Unless you’re a fan of Glee (that high school’s fictional, by the way), or regularly traverse the I-75 valley, you probably have no idea where Lima, Ohio is. And if you read “Lima, Ohio” you might think, “I thought Lima was the capital of Peru? What’s it doing in Ohio?” (To which I have to say – no. That Lima is pronounced “lee-ma.” The one in Ohio is pronounced “lie-ma”).
But, like the rest of Ohio, Lima is just another well-kept secret. Unfortunately, many cities in northwest Ohio do not get their due, and Lima is no exception. The city has a “middle of nowhere” reputation it doesn’t deserve. Considering its leaders, rich history, manufacturing success, and the art and creativity you can find anywhere in the city, it’s a surprise that Lima isn’t larger than it is.
Let’s start with the arts. Lima has produced several notable musicians and artists over the years – including jazz legend, Joe Henderson; founding member of The Beach Boys, Al Jardine; and renowned actress and comedienne, Phyllis Diller. Small towns are never acknowledged for the intimate environment they offer artists, musicians and other creatives. In a small town, it’s easy to collaborate, make connections, and influence others in a innovative and inventive way. So when you walk the streets of downtown Lima, it’s no surprise that art colors the streets and injects the city with energy. Gaze at the work of local and regional artists in ArtSpace on Town Square; wander through Children’s Garden, which combines plants, art, and history for an eye-pleasing, interactive adventure for all ages; or spend a night at the Lima Symphony Orchestra, established in 1953 and has grown from 50 volunteer musicians to 75 paid musicians since then. With all this, and more, it’s clear Lima and art breathe life into each other.
But art isn’t all Lima has to offer. The city’s two hospitals, St. Rita’s Medical Center and Lima Memorial Health system, serve 10 counties in the northwest and west central Ohio area. St. Rita’s, a level two trauma center, ranks as Allen County’s largest employer (nearly 4,000 employees as of 2006), with Lima Memorial coming in at number three. In 2005, St. Rita’s embarked on a $150 million expansion that would provide 500 new jobs and top-of-the-line, cutting-edge patient care. This expansion opened in 2007 and was deemed “The Medical Center of the Future.” When you look at the leaps and bounds Lima is making in the medical field, there’s no doubt it will be the next Medical Center of the Future.
We would be remiss if we did not mention Lima’s history and important role in the railroad industry. For more than 70 years, Lima acted as a railroad hub for the midwest – the industry carried the city’s name internationally for decades. Many firsts for the locomotive industry happened in Lima – the first locomotive (christened The Lima) appeared in Allen County in 1854; a design that enabled locomotives to use steam at a higher power enabled Lima to capture 20% of the national locomotive market; and the Cheasapeak and Ohio Railway 2-6-6-6 produced in Lima was one of the largest locomotives ever built. In 1906 a freight train, on average, would pass through Lima every ten minutes.

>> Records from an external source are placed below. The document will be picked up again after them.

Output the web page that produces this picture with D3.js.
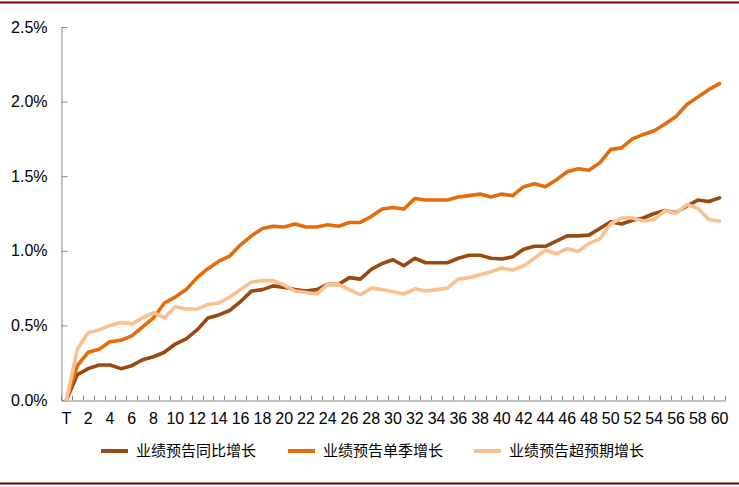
<!DOCTYPE html>
<html><head><meta charset="utf-8">
<script src="https://cdn.jsdelivr.net/npm/d3@7"></script>
<style>
html,body{margin:0;padding:0;background:#fff;}
svg{display:block;}
</style></head>
<body>
<svg id="chart" width="739" height="487"></svg>
<script>
const categories = ["T"].concat(d3.range(1, 61).map(String));
const yTicks = [0, 0.005, 0.01, 0.015, 0.02, 0.025];
const seriesNames = ["业绩预告同比增长", "业绩预告单季增长", "业绩预告超预期增长"];
const yoyGrowth = [0, 0.17, 0.21, 0.235, 0.235, 0.21, 0.23, 0.27, 0.29, 0.32, 0.375,
  0.41, 0.47, 0.55, 0.57, 0.60, 0.66, 0.73, 0.74, 0.765, 0.755,
  0.74, 0.73, 0.74, 0.775, 0.775, 0.82, 0.81, 0.875, 0.915, 0.94,
  0.90, 0.95, 0.92, 0.92, 0.92, 0.95, 0.97, 0.97, 0.95, 0.945,
  0.96, 1.01, 1.03, 1.03, 1.065, 1.10, 1.10, 1.105, 1.15, 1.195,
  1.18, 1.205, 1.22, 1.25, 1.27, 1.255, 1.30, 1.34, 1.33, 1.355];
const quarterGrowth = [0, 0.23, 0.32, 0.34, 0.39, 0.40, 0.43, 0.49, 0.55, 0.65, 0.69,
  0.74, 0.82, 0.88, 0.93, 0.965, 1.04, 1.10, 1.15, 1.165, 1.16,
  1.18, 1.16, 1.16, 1.175, 1.165, 1.19, 1.19, 1.23, 1.28, 1.29,
  1.28, 1.35, 1.34, 1.34, 1.34, 1.36, 1.37, 1.38, 1.36, 1.38,
  1.37, 1.43, 1.45, 1.43, 1.475, 1.53, 1.55, 1.54, 1.59, 1.68,
  1.69, 1.75, 1.78, 1.805, 1.85, 1.90, 1.98, 2.03, 2.08, 2.12];
const surpriseGrowth = [0, 0.34, 0.45, 0.47, 0.50, 0.52, 0.51, 0.55, 0.585, 0.55, 0.625,
  0.61, 0.61, 0.64, 0.65, 0.69, 0.74, 0.79, 0.80, 0.80, 0.77,
  0.73, 0.72, 0.71, 0.775, 0.775, 0.74, 0.705, 0.75, 0.74, 0.725,
  0.71, 0.745, 0.73, 0.74, 0.75, 0.81, 0.82, 0.84, 0.86, 0.885,
  0.87, 0.90, 0.95, 1.005, 0.98, 1.015, 0.995, 1.05, 1.08, 1.18,
  1.22, 1.22, 1.20, 1.21, 1.27, 1.25, 1.31, 1.285, 1.21, 1.20];
const colors = ["#9A4A0C", "#E46C0A", "#FAC090"];
const seriesValues = [yoyGrowth, quarterGrowth, surpriseGrowth];

const svg = d3.select("#chart");
const plotLeft = 61, plotRight = 725, plotTop = 27, plotBottom = 400;

// frame lines
svg.append("line").attr("x1", 0).attr("x2", 739).attr("y1", 2.5).attr("y2", 2.5)
  .attr("stroke", "#700000").attr("stroke-width", 2);
svg.append("line").attr("x1", 0).attr("x2", 739).attr("y1", 483.5).attr("y2", 483.5)
  .attr("stroke", "#700000").attr("stroke-width", 2);

const x = d3.scaleBand().domain(categories).range([plotLeft, plotRight]);
const y = d3.scaleLinear().domain([0, 0.025]).range([plotBottom, plotTop]);

// y axis
const yAxis = d3.axisLeft(y).tickValues(yTicks).tickSizeInner(-6).tickSizeOuter(0)
  .tickPadding(14).tickFormat(d3.format(".1%"));
const gy = svg.append("g").attr("transform", `translate(${plotLeft + 0.5},0)`).call(yAxis);
gy.selectAll("path,line").attr("stroke", "#868686");
gy.selectAll("text").attr("font-family", "'Liberation Sans', Arial, sans-serif")
  .attr("font-size", 16).attr("fill", "#000");

// x axis
const xAxis = d3.axisBottom(x).tickSize(0).tickPadding(12)
  .tickFormat((d, i) => (i % 2 === 0 ? d : ""));
const gx = svg.append("g").attr("transform", `translate(0,${plotBottom + 0.5})`).call(xAxis);
gx.select("path").attr("stroke", "#868686");
gx.selectAll("text").attr("font-family", "'Liberation Sans', Arial, sans-serif")
  .attr("font-size", 16).attr("fill", "#000");
// category boundary ticks (inward)
const boundaries = categories.map((c) => x(c)).concat([plotRight]);
gx.selectAll(".bt").data(boundaries).enter().append("line")
  .attr("x1", (d) => Math.round(d) + 0.5).attr("x2", (d) => Math.round(d) + 0.5)
  .attr("y1", -5).attr("y2", 0).attr("stroke", "#868686");

// lines
const line = d3.line()
  .x((d, i) => x(categories[i]) + x.bandwidth() / 2)
  .y((d) => y(d / 100));
seriesValues.forEach((vals, k) => {
  svg.append("path").datum(vals).attr("d", line)
    .attr("fill", "none").attr("stroke", colors[k]).attr("stroke-width", 3.6)
    .attr("stroke-linejoin", "round").attr("stroke-linecap", "round");
});

// legend
const legendX = [101, 288, 474];
const lg = svg.append("g");
seriesNames.forEach((name, k) => {
  lg.append("line").attr("x1", legendX[k]).attr("x2", legendX[k] + 27)
    .attr("y1", 451).attr("y2", 451).attr("stroke", colors[k]).attr("stroke-width", 4);
  lg.append("text").attr("x", legendX[k] + 35).attr("y", 451).attr("dy", "0.35em")
    .attr("font-family", "'Noto Sans CJK SC', sans-serif").attr("font-size", 15)
    .attr("fill", "#000").text(name);
});
</script>
</body></html>
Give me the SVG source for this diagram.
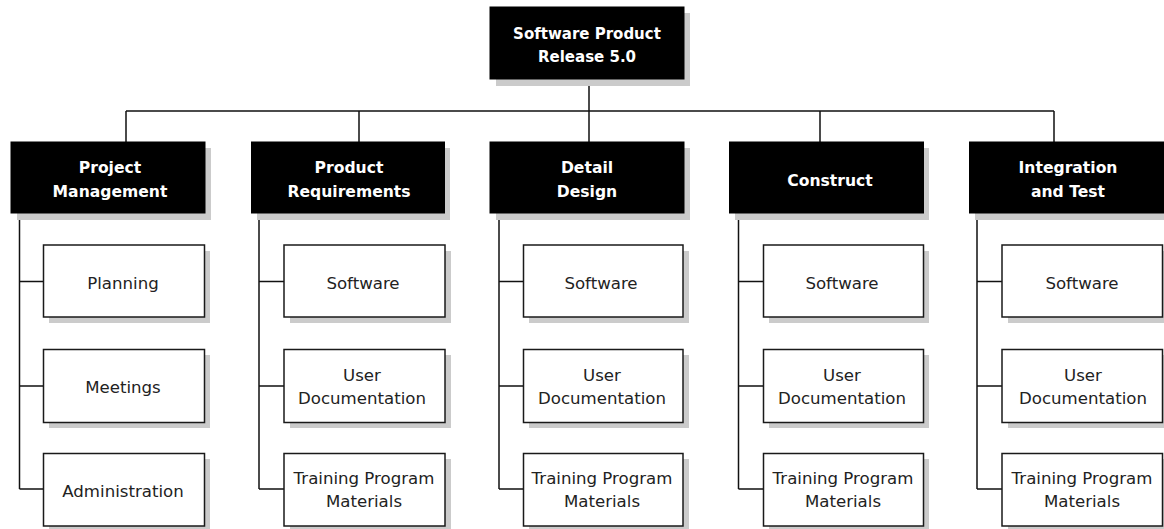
<svg xmlns="http://www.w3.org/2000/svg" width="1164" height="529" viewBox="0 0 1164 529">
<style>
.sh{fill:#cbcbcb}
.hb{fill:#000;stroke:#000;stroke-width:1}
.cb{fill:#fff;stroke:#1a1a1a;stroke-width:1.5}
.ht{font-family:"DejaVu Sans",sans-serif;font-weight:bold;font-size:15.6px;fill:#fff;text-anchor:middle}
.rt{font-size:15px}
.ct{font-family:"DejaVu Sans",sans-serif;font-size:16.6px;fill:#222;text-anchor:middle}
.ln{fill:none;stroke:#111;stroke-width:1.5}
</style>
<rect width="1164" height="529" fill="#fff"/>
<g id="connectors" class="ln">
<path d="M589 79V142M126 111H1054M126 111V142M359 111V142M820 111V142M1054 111V142"/>
<path d="M19.5 213V489M19.5 281.5H43M19.5 386H43M19.5 489H43"/>
<path d="M259 213V489M259 281.5H284M259 386H284M259 489H284"/>
<path d="M499 213V489M499 281.5H523M499 386H523M499 489H523"/>
<path d="M738.5 213V489M738.5 281.5H763M738.5 386H763M738.5 489H763"/>
<path d="M977 213V489M977 281.5H1002M977 386H1002M977 489H1002"/>
</g>
<g id="root"><rect class="sh" x="496" y="13" width="194" height="73"/><rect class="hb" x="490" y="7" width="194" height="72"/><text class="ht rt" x="587" y="39">Software Product</text><text class="ht rt" x="587" y="62">Release 5.0</text></g>
<g id="pm"><rect class="sh" x="17" y="148" width="194" height="72"/><rect class="hb" x="11" y="142" width="194" height="71"/><text class="ht" x="110" y="173">Project</text><text class="ht" x="110" y="197">Management</text></g>
<g id="pr"><rect class="sh" x="257" y="148" width="193" height="72"/><rect class="hb" x="251.5" y="142" width="193" height="71"/><text class="ht" x="349" y="173">Product</text><text class="ht" x="349" y="197">Requirements</text></g>
<g id="dd"><rect class="sh" x="496" y="148" width="194" height="72"/><rect class="hb" x="490" y="142" width="194" height="71"/><text class="ht" x="587" y="173">Detail</text><text class="ht" x="587" y="197">Design</text></g>
<g id="co"><rect class="sh" x="735" y="148" width="194" height="72"/><rect class="hb" x="729.5" y="142" width="194" height="71"/><text class="ht" x="830" y="186">Construct</text></g>
<g id="it"><rect class="sh" x="975" y="148" width="194" height="72"/><rect class="hb" x="969.5" y="142" width="194" height="71"/><text class="ht" x="1068" y="173">Integration</text><text class="ht" x="1068" y="197">and Test</text></g>
<g id="pm1"><rect class="sh" x="49" y="251" width="161" height="72"/><rect class="cb" x="43.5" y="245" width="161" height="72"/><text class="ct" x="123" y="289">Planning</text></g>
<g id="pm2"><rect class="sh" x="49" y="355" width="161" height="73"/><rect class="cb" x="43.5" y="349.5" width="161" height="73"/><text class="ct" x="123" y="393">Meetings</text></g>
<g id="pm3"><rect class="sh" x="49" y="459" width="161" height="73"/><rect class="cb" x="43.5" y="453.5" width="161" height="72.5"/><text class="ct" x="123" y="497">Administration</text></g>
<g id="pr1"><rect class="sh" x="290" y="251" width="161" height="72"/><rect class="cb" x="284" y="245" width="161" height="72"/><text class="ct" x="363" y="289">Software</text></g>
<g id="pr2"><rect class="sh" x="290" y="355" width="161" height="73"/><rect class="cb" x="284" y="349.5" width="161" height="73"/><text class="ct" x="362" y="381">User</text><text class="ct" x="362" y="404">Documentation</text></g>
<g id="pr3"><rect class="sh" x="290" y="459" width="161" height="73"/><rect class="cb" x="284" y="453.5" width="161" height="72.5"/><text class="ct" x="364" y="484">Training Program</text><text class="ct" x="364" y="507">Materials</text></g>
<g id="dd1"><rect class="sh" x="529" y="251" width="160" height="72"/><rect class="cb" x="523.5" y="245" width="159.5" height="72"/><text class="ct" x="601" y="289">Software</text></g>
<g id="dd2"><rect class="sh" x="529" y="355" width="160" height="73"/><rect class="cb" x="523.5" y="349.5" width="159.5" height="73"/><text class="ct" x="602" y="381">User</text><text class="ct" x="602" y="404">Documentation</text></g>
<g id="dd3"><rect class="sh" x="529" y="459" width="160" height="73"/><rect class="cb" x="523.5" y="453.5" width="159.5" height="72.5"/><text class="ct" x="602" y="484">Training Program</text><text class="ct" x="602" y="507">Materials</text></g>
<g id="co1"><rect class="sh" x="769" y="251" width="160" height="72"/><rect class="cb" x="763.5" y="245" width="160" height="72"/><text class="ct" x="842" y="289">Software</text></g>
<g id="co2"><rect class="sh" x="769" y="355" width="160" height="73"/><rect class="cb" x="763.5" y="349.5" width="160" height="73"/><text class="ct" x="842" y="381">User</text><text class="ct" x="842" y="404">Documentation</text></g>
<g id="co3"><rect class="sh" x="769" y="459" width="160" height="73"/><rect class="cb" x="763.5" y="453.5" width="160" height="72.5"/><text class="ct" x="843" y="484">Training Program</text><text class="ct" x="843" y="507">Materials</text></g>
<g id="it1"><rect class="sh" x="1008" y="251" width="161" height="72"/><rect class="cb" x="1002" y="245" width="160.5" height="72"/><text class="ct" x="1082" y="289">Software</text></g>
<g id="it2"><rect class="sh" x="1008" y="355" width="161" height="73"/><rect class="cb" x="1002" y="349.5" width="160.5" height="73"/><text class="ct" x="1083" y="381">User</text><text class="ct" x="1083" y="404">Documentation</text></g>
<g id="it3"><rect class="sh" x="1008" y="459" width="161" height="73"/><rect class="cb" x="1002" y="453.5" width="160.5" height="72.5"/><text class="ct" x="1082" y="484">Training Program</text><text class="ct" x="1082" y="507">Materials</text></g>
</svg>
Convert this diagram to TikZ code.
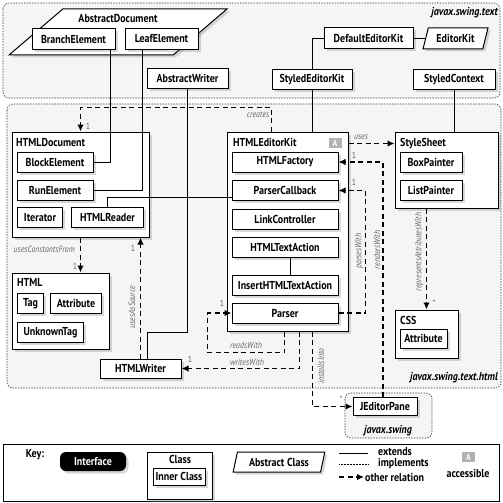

Additionally, on average, a passenger train (steam and electric) stopped in Lima every 20 minutes. However, the Great Depression saw the decline of the locomotive industry in Lima, with a slight increase during WWII, only to decline again in the ’50s. The last passenger train to stop in Lima was the Broadway Limited, owned by Amtrak, on November 11, 1990. A handful of freights still pass through Lima, but we cannot deny the role Lima played in making the railroad industry what it is today.
Though the locomotive industry and the manufacturing of locomotives in Lima saw a decline, manufacturing as a whole did not. In fact, the Joint Systems Manufacturing Center (JSMC) has been producing tanks since 1942, and equipment for the United States Marine Corps since 2004. While there are plans to end tank production from 2015-2017 due to a lack of demand by the army, there are no plans to permanently close the center. JSMC will continue to produce other products, and while there is discussion of a layaway of the plant, it is far from ceasing to contribute to the Lima area’s economy.
With everything discussed so far, and considering the determination, dedication, and success of Mayor David J. Berger, you would have to have suffered a head injury to think Lima’s not a swiftly growing city. In 2009, Mayor Berger was re-elected for an unprecedented sixth term, and has overseen many successful projects. Despite the recession and reduced resources, the Berger Administration has maintained the quality of services in Lima. Securing almost $20 million in federal stimulus money, the City has executed numerous projects – such as the Vine Street underpass (completed late 2011) which enables traffic to move around trains, and the new Williams reservoir (completed fall 2011) which adds over 5 billion gallons of storage capacity to the city’s water system. Mayor Berger and the Berger administration are a team that understands what Lima needs, and does not fail to deliver.
Though Lima is a small city, it’s a booming city. And as it grows, there’s no doubt it will continue to be a booming city. With its history of success, a rich and flourishing arts community, a dedicated and committed team of leaders, and high quality healthcare and medical research, it’s obvious Lima is a city to invest in – not a city to brush off as “the middle of nowhere.”